** What the exercise asks **
Filter for the word "matplotlib" and keep each matching line.

** Source data **
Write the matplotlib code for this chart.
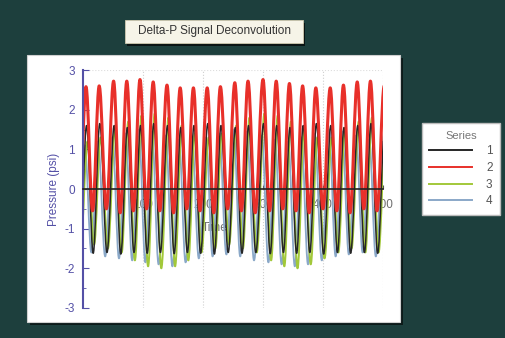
import matplotlib
matplotlib.use('Agg')
import matplotlib.pyplot as plt
from matplotlib.path import Path
from matplotlib.patches import PathPatch, Rectangle
from matplotlib.lines import Line2D

plt.rcParams['font.family'] = ['Liberation Sans', 'DejaVu Sans']
plt.rcParams['axes.unicode_minus'] = False

# times of the wave crests and troughs
peak_t = [5, 27, 51, 73, 95, 117, 140, 162, 184, 207, 229, 253,
          275, 300, 322, 344, 366, 388, 412, 434, 457, 479, 502]
trough_t = [-6, 16, 39, 62, 84, 106, 128, 151, 173, 195, 218, 241,
            264, 287, 311, 333, 355, 377, 400, 423, 445, 468, 490]

series_names = ['1', '2', '3', '4']
series_shift = [1.0, 0.0, 2.5, -2.0]

peaks_1 = [1.6, 1.65, 1.6, 1.55, 1.6, 1.65, 1.6, 1.55, 1.6, 1.65, 1.6, 1.55,
           1.6, 1.65, 1.6, 1.55, 1.6, 1.65, 1.6, 1.55, 1.6, 1.65, 1.6]
troughs_1 = [-1.6, -1.62, -1.6, -1.64, -1.6, -1.62, -1.6, -1.63, -1.6, -1.62, -1.64, -1.6,
             -1.62, -1.6, -1.63, -1.6, -1.62, -1.6, -1.64, -1.6, -1.62, -1.6, -1.62]

peaks_2 = [2.58, 2.60, 2.72, 2.72, 2.76, 2.70, 2.62, 2.55, 2.55, 2.55, 2.58, 2.68,
           2.72, 2.76, 2.72, 2.66, 2.60, 2.55, 2.55, 2.62, 2.70, 2.72, 2.6]
troughs_2 = [-0.5, -0.55, -0.5, -0.6, -0.55, -0.5, -0.55, -0.6, -0.5, -0.55, -0.6, -0.5,
             -0.55, -0.6, -0.55, -0.5, -0.55, -0.6, -0.5, -0.55, -0.6, -0.5, -0.55]

peaks_3 = [1.2, 1.3, 1.5, 1.7, 1.85, 1.9, 1.8, 1.6, 1.4, 1.3, 1.4, 1.6,
           1.8, 1.9, 1.85, 1.7, 1.5, 1.3, 1.3, 1.5, 1.7, 1.8, 1.6]
troughs_3 = [-1.3, -1.4, -1.5, -1.6, -1.8, -1.95, -2.0, -1.95, -1.8, -1.6, -1.5, -1.4,
             -1.5, -1.6, -1.8, -1.95, -2.0, -1.9, -1.75, -1.6, -1.5, -1.6, -1.6]

peaks_4 = [1.1, 1.2, 1.3, 1.4, 1.5, 1.45, 1.35, 1.25, 1.2, 1.3, 1.4, 1.5,
           1.45, 1.35, 1.25, 1.2, 1.3, 1.4, 1.5, 1.45, 1.35, 1.25, 1.2]
troughs_4 = [-1.5, -1.6, -1.7, -1.75, -1.8, -1.85, -1.9, -1.95, -1.85, -1.75, -1.7, -1.65,
             -1.7, -1.8, -1.85, -1.9, -1.95, -1.9, -1.8, -1.7, -1.65, -1.6, -1.7]

x_ticks = [100, 200, 300, 400, 500]
y_ticks = [-3, -2, -1, 0, 1, 2, 3]

peaks = [peaks_1, peaks_2, peaks_3, peaks_4]
troughs = [troughs_1, troughs_2, troughs_3, troughs_4]
colors = ['#262626', '#e8302a', '#a2c83a', '#8aa8c8']
widths = [1.1, 2.2, 1.4, 1.3]
zorders = [2.25, 2.3, 2.2, 2.1]

bg = '#1d3f3d'
purple = '#5450a6'


def wave_path(t, v, k=0.36):
    # smooth crest-to-trough segments, flat at each extremum
    verts = [(t[0], v[0])]
    codes = [Path.MOVETO]
    for i in range(1, len(t)):
        dt = t[i] - t[i - 1]
        verts += [(t[i - 1] + k * dt, v[i - 1]), (t[i] - k * dt, v[i]), (t[i], v[i])]
        codes += [Path.CURVE4] * 3
    return Path(verts, codes)


fig = plt.figure(figsize=(5.06, 3.38), dpi=100, facecolor=bg)

# white panel with drop shadow
fig.patches.append(Rectangle((0.0594, 0.038), 0.737, 0.790, transform=fig.transFigure,
                             facecolor='#0c1a19', edgecolor='none', zorder=-2))
fig.patches.append(Rectangle((0.0534, 0.0473), 0.737, 0.790, transform=fig.transFigure,
                             facecolor='white', edgecolor='#d0d0d0', lw=0.8, zorder=-1))

# title box
fig.patches.append(Rectangle((0.251, 0.864), 0.352, 0.068, transform=fig.transFigure,
                             facecolor='#0a1414', edgecolor='none', zorder=-2))
fig.patches.append(Rectangle((0.247, 0.873), 0.352, 0.068, transform=fig.transFigure,
                             facecolor='#f6f4e8', edgecolor='#cfcab0', lw=0.6, zorder=-1))
fig.text(0.423, 0.907, 'Delta-P Signal Deconvolution', ha='center', va='center',
         fontsize=8.5, color='#333333')

ax = fig.add_axes([0.164, 0.0888, 0.593, 0.704])
ax.set_zorder(1)
ax.set_facecolor('none')
ax.set_axisbelow(True)

for j in range(4):
    t = []
    v = []
    for i in range(len(peak_t)):
        t += [trough_t[i] + series_shift[j], peak_t[i] + series_shift[j]]
        v += [troughs[j][i], peaks[j][i]]
    ax.add_patch(PathPatch(wave_path(t, v), facecolor='none', edgecolor=colors[j],
                           lw=widths[j], zorder=zorders[j], joinstyle='round'))

ax.set_xlim(0, 500)
ax.set_ylim(-3, 3)

ax.spines['top'].set_visible(False)
ax.spines['right'].set_visible(False)
ax.spines['bottom'].set_position(('data', 0))
ax.spines['bottom'].set_color('#222222')
ax.spines['bottom'].set_linewidth(1.2)
ax.spines['bottom'].set_zorder(3)
ax.spines['left'].set_color(purple)
ax.spines['left'].set_linewidth(1.5)

ax.set_xticks(x_ticks)
ax.set_xticklabels([str(x) for x in x_ticks])
ax.set_yticks(y_ticks)
ax.set_yticks([y + 0.5 for y in y_ticks[:-1]], minor=True)
ax.tick_params(axis='x', direction='in', length=3, color='#555555', labelsize=8.5,
               labelcolor='#6e6e6e', pad=7)
ax.tick_params(axis='y', direction='in', length=4, color=purple, labelsize=8.5,
               labelcolor=purple, pad=6)
ax.tick_params(axis='y', which='minor', direction='in', length=2, color=purple)
ax.grid(axis='x', color='#cfcfcf', ls=':', lw=0.8)
ax.axhline(3, color='#dddddd', ls=':', lw=0.8, zorder=0.5)

ax.set_ylabel('Pressure (psi)', color=purple, fontsize=8.5, labelpad=3)
ax.text(220, -0.98, 'Time', ha='center', va='center', fontsize=8.5, color='#6e6e6e', zorder=1)

handles = [Line2D([], [], color=colors[j], lw=1.4) for j in range(4)]
leg = fig.legend(handles, series_names, title='Series', loc='center',
                 bbox_to_anchor=(0.911, 0.5), fontsize=8.5, title_fontsize=8,
                 markerfirst=True, handlelength=3.6, handletextpad=1.2,
                 labelspacing=0.4, borderpad=0.65, fancybox=False,
                 framealpha=1, edgecolor='#bbbbbb')
leg.get_title().set_color('#777777')
for txt in leg.get_texts():
    txt.set_color('#555555')
leg.get_frame().set_linewidth(1.0)

fig.savefig('out.png', dpi=100, facecolor=bg)
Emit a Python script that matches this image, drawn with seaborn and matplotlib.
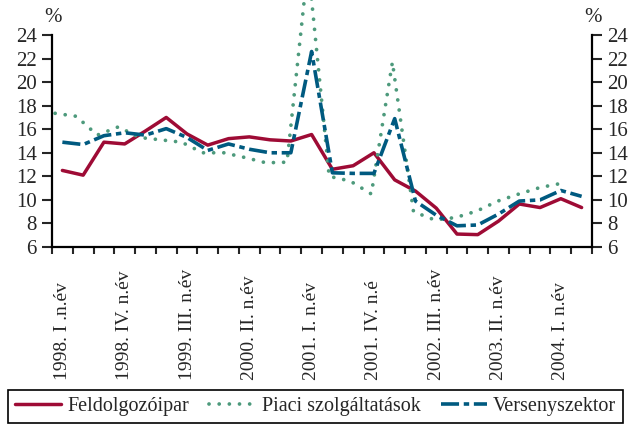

** Exercise output **
Write the matplotlib code for this chart.
import matplotlib
matplotlib.use('Agg')
import matplotlib.pyplot as plt
from matplotlib.path import Path
from matplotlib.patches import PathPatch, Rectangle
from matplotlib.lines import Line2D
Emit a Python script that matches this image, drawn with seaborn and matplotlib.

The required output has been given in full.